The study concluded that forced change was the number one reason why students were not happy with their current roommates. Only a small portion of the student body is currently living with their previous roommate, despite an overwhelming majority of students who planned to stick with their roommate during the semester.
“It’s like we’re freshmen all over again!” one student said. “I had finally got used to my assigned roommate. Now I have to go through the process for a second time!”
This sentiment is echoed by most other students in the study. The inability to choose their rooming situation topped the list of complaints.
Beyond that, students have also seen an increase in unsavory behavior amongst their new roommates. One said, “My new roommates are extremely bossy and intrusive. They are always asking me to do chores or trying to start conversations—stuff my old roommates never did. I miss them.”

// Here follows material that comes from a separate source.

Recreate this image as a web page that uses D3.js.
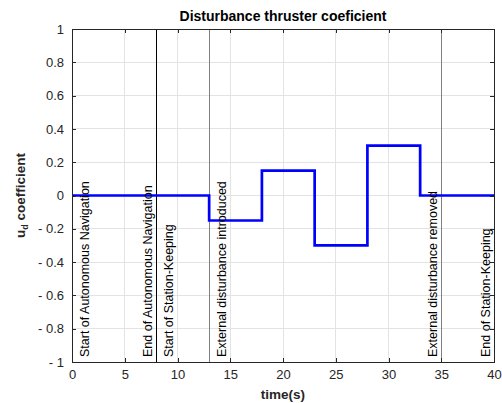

Another phrased it differently, saying, “They act like they are the RD or something, always thinking they are in charge. Like we get it, you think you’re a big shot. Just let me study in peace.”
Students also expressed concerns about the reporting system with resident assistant approval ratings seeing their biggest drop yet for claims of overreach and bias.
Oddly, there were some exceptions to the overall disapproval. Roommates with four legs still experience an approval rating near 100%, holding steady compared to their previous numbers. Students rate them high for emotional support, snuggling and extreme cuteness, beating out two-legged roommates in those departments by double digits.
“I mean, my old roommate was a good snuggler, but they don’t even begin to compare,” a few students glowed.
Even with that glimmer of goodness, the study still concludes that students will be dying to escape their current roommates come the fall.
“We’re expecting some very enthralled students,” Neeler said.
But until then, students will just have to put up with their bossy and annoying co-bunkers.